Many countries have specialist colleges or training programs that have acquired decades and centuries of reputation for preparing future leaders. ENA in France, Uxbridge and the LSE in the UK, Ivy League colleges in the US are some famous examples.

And when you emerge from these, sharp suited and over-flowing with ambition, you start your many years of apprenticeship, working with veterans, learning the ropes, making mistakes, establishing networks.

Lawyers, doctors, architects, engineers, teachers, nurses, priests: all go through these phases in life and then proceed to build a career based on their hard work, their ability to excel, their willingness to work in a team, their skills for negotiation and compromise. Some make it to the top. Many don’t. But all have to build a career over time and with much commitment and sacrifice.

You would not want me to be your children’s teacher because I’m not trained to be a teacher. You would want me even less to be their doctor. I never tried faking that by the way, in case that needs clearing up.

It is just as incredible to me now that the Maltese citizenry appears not to expect specialised competence from its politicians although it entrusts them with the power to affect their lives in very complicated ways. Plato wanted leaders to start their novitiate from birth. That may be a bit too monastic for our times. But it should not be hard to see why some form of seminary for political neophytes would be useful.

There is no greater proof of the ‘amateur’ approach to our political make-up, than the fact that our Parliamentarians are paid a part-time token and are expected to earn their keep some other way. Politics is the hobby of lawyers whose intellect is dulled by the rota of court work that pays their bills and who can indulge in some intellectual stimulation playing ‘the game’.

Our political parties are another symptom of this amateur approach. Labour is reduced to an extension of the leader’s persona radiating his ideas like a bright diadem crowning his transfigured glory. The PN is reduced to a media organisation, providing information services at a commercial loss as it unsuccessfully competes with proper media outlets for advertising revenue and audience ratings.

This is not what democracy needs from its politicians and its parties.

From its politicians it needs a lifetime of commitment and engagement for which they are duly prepared and have acquired over many years exceptional expertise. A ‘much loved’ doctor or a ‘charismatic’ lawyer could have been great politicians if suitably trained and experienced, but are otherwise mere vote magnets in the ground-war tactics of the parties that engage them. Once elected they add little or nothing to the most important task of governing our country.

From its parties our democracy needs professional thinking houses abreast of international policy trends, researching and developing new ideas, engaging with other professions and the rest of the community to understand aspirations and exceed them, and keeping the other institutions (particularly government) in check.

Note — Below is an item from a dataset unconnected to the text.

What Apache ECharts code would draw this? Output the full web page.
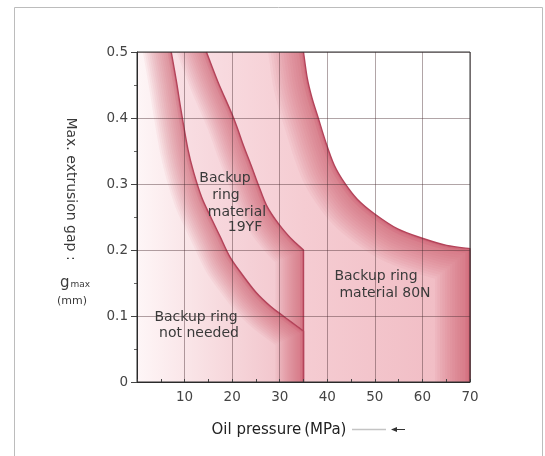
<!DOCTYPE html>
<html><head><meta charset="utf-8">
<script src="https://cdn.jsdelivr.net/npm/echarts/dist/echarts.min.js"></script>
<style>html,body{margin:0;padding:0;background:#fff}#c{width:545px;height:456px}</style>
</head><body><div id="c"></div>
<script>
// Axis ranges / ticks
const xMin = 0, xMax = 70, xStep = 10;
const yMin = 0, yMax = 0.5, yStep = 0.1;

// Boundary curve: "Backup ring not needed" (upper limit)
const curveA_x = [7.2, 8.3, 9.3, 10.7, 11.9, 13.6, 15.5, 17.5, 19.5, 22.0, 25.0, 28.0, 30.0, 32.6, 35.0];
const curveA_y = [0.50, 0.455, 0.41, 0.353, 0.318, 0.28, 0.25, 0.22, 0.19, 0.164, 0.136, 0.115, 0.104, 0.09, 0.077];

// Boundary curve: backup ring material 19YF
const curveB_x = [14.6, 17.0, 20.3, 22.4, 24.0, 25.6, 27.2, 29.0, 30.6, 32.7, 35.0];
const curveB_y = [0.50, 0.455, 0.40, 0.358, 0.328, 0.297, 0.268, 0.247, 0.232, 0.215, 0.20];
const limit19YF = 35;   // MPa pressure limit of 19YF

// Boundary curve: backup ring material 80N
const curveC_x = [35.0, 35.8, 36.8, 38.1, 39.7, 41.5, 43.6, 46.3, 49.9, 54.8, 60.3, 65.1, 70.0];
const curveC_y = [0.50, 0.46, 0.43, 0.40, 0.363, 0.328, 0.302, 0.277, 0.255, 0.232, 0.217, 0.207, 0.202];

const FONT = 'DejaVu Sans';
const TXT = '#3a3a3a';

function grad(stops) {
  return new echarts.graphic.LinearGradient(0, 0, 1, 0, stops.map(s => ({offset: s[0], color: s[1]})));
}
// region styles (drawn from the largest region to the smallest)
const regionStyles = [
  {xs: curveC_x, ys: curveC_y, right: xMax, rimScale: 1.25,
   fill: [[0, '#fbe8ec'], [0.5, '#f5ccd2'], [1, '#f0bac2']]},
  {xs: curveB_x, ys: curveB_y, right: limit19YF, rimScale: 1,
   fill: [[0, '#fbe7eb'], [1, '#f2c5cc']]},
  {xs: curveA_x, ys: curveA_y, right: limit19YF, rimScale: 1,
   fill: [[0, '#fef6f7'], [0.5, '#f7dade'], [1, '#f0bdc5']]}
];
const rimPasses = [];
for (let k = 1; k <= 14; k++) rimPasses.push([4 * k, 0.055]);
rimPasses.push([7, 0.12], [3, 0.2]);

function smoothThrough(p) {
  let d = '';
  for (let i = 0; i < p.length - 1; i++) {
    const p0 = p[i - 1] || p[i], p1 = p[i], p2 = p[i + 1], p3 = p[i + 2] || p[i + 1];
    const c1 = [p1[0] + (p2[0] - p0[0]) / 6, p1[1] + (p2[1] - p0[1]) / 6];
    const c2 = [p2[0] - (p3[0] - p1[0]) / 6, p2[1] - (p3[1] - p1[1]) / 6];
    d += ' C' + c1[0] + ',' + c1[1] + ' ' + c2[0] + ',' + c2[1] + ' ' + p2[0] + ',' + p2[1];
  }
  return d;
}
function P(p) { return p[0] + ',' + p[1]; }

function renderRegions(params, api) {
  const children = [];
  regionStyles.forEach(r => {
    const cp = r.xs.map((x, i) => api.coord([x, r.ys[i]]));
    const o = api.coord([xMin, yMin]), tl = api.coord([xMin, yMax]), br = api.coord([r.right, yMin]);
    // lead-in / lead-out beyond the plot frame so the clipped rim reaches the frame
    const dx = cp[0][0] - cp[1][0], dy = cp[0][1] - cp[1][1], dl = Math.hypot(dx, dy) || 1;
    const pre = [cp[0][0] + dx / dl * 80, cp[0][1] + dy / dl * 80];
    const post = [br[0], br[1] + 80];
    const curve = 'M' + P(cp[0]) + smoothThrough(cp) + ' L' + P(br);
    const rim = 'M' + P(pre) + ' L' + P(cp[0]) + smoothThrough(cp) + ' L' + P(br) + ' L' + P(post);
    const region = 'M' + P(o) + ' L' + P(tl) + ' L' + P(cp[0]) + smoothThrough(cp) + ' L' + P(br) + ' Z';
    const inner = [{type: 'path', shape: {pathData: region}, style: {fill: grad(r.fill), stroke: null}}];
    rimPasses.forEach(([w, a]) => inner.push({
      type: 'path', shape: {pathData: rim},
      style: {fill: 'none', stroke: 'rgba(196,70,96,' + a + ')', lineWidth: w * r.rimScale, lineJoin: 'round'}
    }));
    children.push({type: 'group', clipPath: {type: 'path', shape: {pathData: region}}, children: inner});
    children.push({type: 'path', shape: {pathData: curve},
      style: {fill: 'none', stroke: '#b4445a', lineWidth: 1.4, lineJoin: 'round'}});
  });
  return {type: 'group', children: children};
}

const chart = echarts.init(document.getElementById('c'), null, {renderer: 'canvas'});
const lbl = (text, x, y, size) => ({type: 'text', x: x, y: y, z: 20,
  style: {text: text, font: (size || 14) + 'px "DejaVu Sans", "Noto Sans CJK JP"', fill: TXT, align: 'center', verticalAlign: 'middle'}});
chart.setOption({
  animation: false,
  backgroundColor: '#fff',
  grid: {left: 137, right: 75, top: 52, bottom: 74, show: true, borderColor: '#333', borderWidth: 1, z: 10},
  xAxis: {
    type: 'value', min: xMin, max: xMax, interval: xStep, z: 5,
    axisLine: {lineStyle: {color: '#222', width: 1}},
    axisTick: {show: true, inside: true, length: 3, lineStyle: {color: '#444'}},
    minorTick: {show: true, splitNumber: 2, length: 3, lineStyle: {color: '#444'}},
    axisLabel: {color: '#444', fontFamily: FONT, fontSize: 13.5, margin: 8,
      formatter: v => v === 0 ? '' : String(v)},
    splitLine: {show: true, lineStyle: {color: 'rgba(70,40,45,0.42)', width: 1}}
  },
  yAxis: {
    type: 'value', min: yMin, max: yMax, interval: yStep, z: 5,
    axisLine: {show: true, lineStyle: {color: '#222', width: 1}},
    axisTick: {show: true, length: 6, lineStyle: {color: '#444'}},
    minorTick: {show: true, splitNumber: 2, length: 3, lineStyle: {color: '#666'}},
    axisLabel: {color: '#444', fontFamily: FONT, fontSize: 13.5, margin: 9,
      formatter: v => v === 0 ? '0' : v.toFixed(1)},
    splitLine: {show: true, lineStyle: {color: 'rgba(70,40,45,0.42)', width: 1}}
  },
  series: [{
    type: 'custom', silent: true, coordinateSystem: 'cartesian2d',
    data: [[xMin, yMin]], renderItem: renderRegions, z: 2
  }],
  graphic: [
    {type: 'rect', silent: true, shape: {x: 14.5, y: 7.5, width: 528, height: 470},
      style: {fill: 'none', stroke: '#bcbcbc', lineWidth: 1}},
    {type: 'text', x: 71, y: 189, rotation: -Math.PI / 2,
      style: {text: 'Max. extrusion gap :', font: '14px "DejaVu Sans"', fill: TXT, align: 'center', verticalAlign: 'middle'}},
    {type: 'text', x: 75, y: 283,
      style: {text: '{g|g}{s|max}', align: 'center', verticalAlign: 'middle',
        rich: {g: {fontFamily: FONT, fontSize: 15, fill: TXT, color: TXT},
               s: {fontFamily: FONT, fontSize: 9, fill: TXT, color: TXT, padding: [4, 0, 0, 1]}}}},
    {type: 'text', x: 72, y: 301,
      style: {text: '(mm)', font: '11px "DejaVu Sans"', fill: TXT, align: 'center', verticalAlign: 'middle'}},
    {type: 'text', x: 279, y: 430,
      style: {text: 'Oil pressure\u2009(MPa)', font: '15px "DejaVu Sans"', fill: '#222', align: 'center', verticalAlign: 'middle'}},
    {type: 'line', shape: {x1: 352, y1: 429.5, x2: 386, y2: 429.5}, style: {stroke: '#c4c4c4', lineWidth: 1.5}},
    {type: 'line', shape: {x1: 394, y1: 429.5, x2: 405, y2: 429.5}, style: {stroke: '#333', lineWidth: 1}},
    {type: 'polygon', shape: {points: [[391, 429.5], [397, 427], [397, 432]]}, style: {fill: '#333'}},
    lbl('Backup', 225, 178), lbl('ring', 226, 195), lbl('material', 237, 212), lbl('19YF', 245, 227),
    lbl('Backup ring', 376, 276), lbl('material 80N', 385, 293),
    lbl('Backup ring', 196, 317), lbl('not needed', 199, 333)
  ]
});
</script>
</body></html>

Yet another piece of evidence in the case for how amateur our political make-up is, is the fact that a country that employs 42,000 people paid from taxes in the various branches of public administration seems unwilling to pay for an odd 100 professionally trained people to work in Parliament and in the political parties in the actual business of drawing up policies and designing the laws we all have to live under.

This line of work is distinct from the classic civil service function of executing the policies that ‘political masters’ are elected to introduce. Someone has to have the job of drawing up those policies and for as long as it’s untrained part-timers that do this, our country will not have met the basic minimum standard that its people are entitled to expect.

How can we expect the smartest people to teach our children if we’re only willing to pay them the worst salaries? How can we expect the smartest people to govern our country if we’re not even willing to give them a full-time engagement to do so?